When you look at the facts, the answer is clear: U.S. Space Command must stay in Colorado. It’s not just because of our incredible quality of life, or the fact that our education system and workforce are uniquely trained to carry out this mission and launch it to the next level, or even that our aerospace industry is one of the largest and most innovative in the country. But it’s that all of these things together make up an ecosystem that is undeniably suited to guarantee the operational success of U.S. Space Command for generations to come.
Colorado is the epicenter of national security space, and we have spent decades cultivating the ideal environment for the mission, and the people who support it, to thrive.
We’re proud to have one of the most highly educated and innovative work forces that are building the future of space today. Our institutions of higher learning have created a direct pipeline of trained students who are ready to hit the ground running at leading aerospace companies. We are also home to world class research institutions such as the Laboratory for Atmospheric and Space Physics at the University of Colorado Boulder, Colorado State’s University Cooperative Institute for Research in the Atmosphere, and the National Oceanic and Atmospheric Administration. These institutions help produce critical synergies with civil and commercial space that directly benefit the mission of U.S. Space Command.
This is why Colorado is at the center of innovation, not just in aerospace, but across advanced industries including technology and information, advanced manufacturing, electronics, cybersecurity, bioscience, infrastructure engineering and more.
It’s also why we have one of the top economies in the country. While the global pandemic has impacted the world, industries like aerospace are key in helping Colorado recover even stronger than before.
Over 30,000 Coloradans are directly employed by aerospace companies and an additional 200,000 fill jobs that support the aerospace industry. These workers are employed by more than 280 aerospace companies, and of those companies, nearly 64% are small businesses with 10 or fewer employees. And an additional 500 Colorado companies provide space-related products and services. It’s no wonder why the industry has grown nearly 20% in the last five years.
As the Air Force considers the best permanent location for U.S. Space Command, it’s important that they consider readily available assets and existing capabilities. Colorado is at the center of the nascent U.S. Space Force, serving as the proud home of eight out of the nine USSF Deltas, as well as the USSF Space Operations Center. This means we aren’t just talking about why Colorado is the best location for Space Command, we’re proving it every day. While U.S. Space Command is at Peterson Air Force Base, it greatly benefits from its close proximity to the multiple military installations in and around Colorado Springs, including Buckley Air Force Base in Aurora.
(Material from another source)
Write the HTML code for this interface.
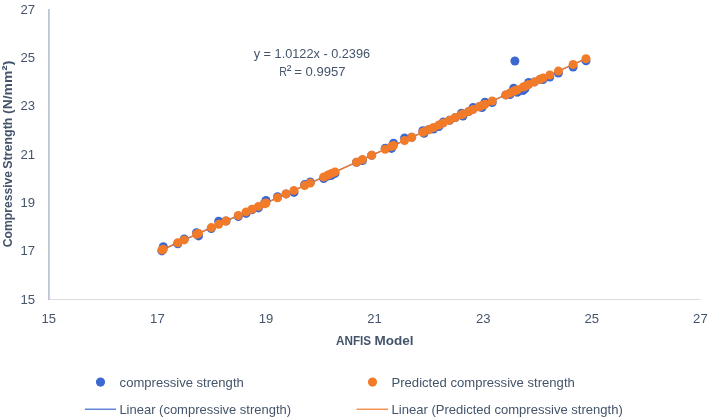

It would cost billions of dollars to recreate this ecosystem anywhere else.
In addition to all the assets and capabilities that Colorado offers the mission, we’re also a top destination for individuals and families looking for a new home, including military members, their families, and space professionals. According to U.S. News & World Report, Colorado is home to four of the five best places to live in the United States, including Colorado Springs. Colorado has the amenities that will both attract and retain a highly educated, productive military space operations workforce.
The Polis-Primavera administration knows that Colorado Springs is the only home for Space Command, and we’re not the only ones. Statewide, leaders from all levels of government, as well as business and community leaders from across the spectrum have stood up to make their voices heard. This isn’t a hypothetical scenario, Space Command is here now, and we believe it should stay that way. We are the past, present, and future of the mission!
Jared Polis is Colorado’s governor, and Dianne Primavera is lieutenant governor.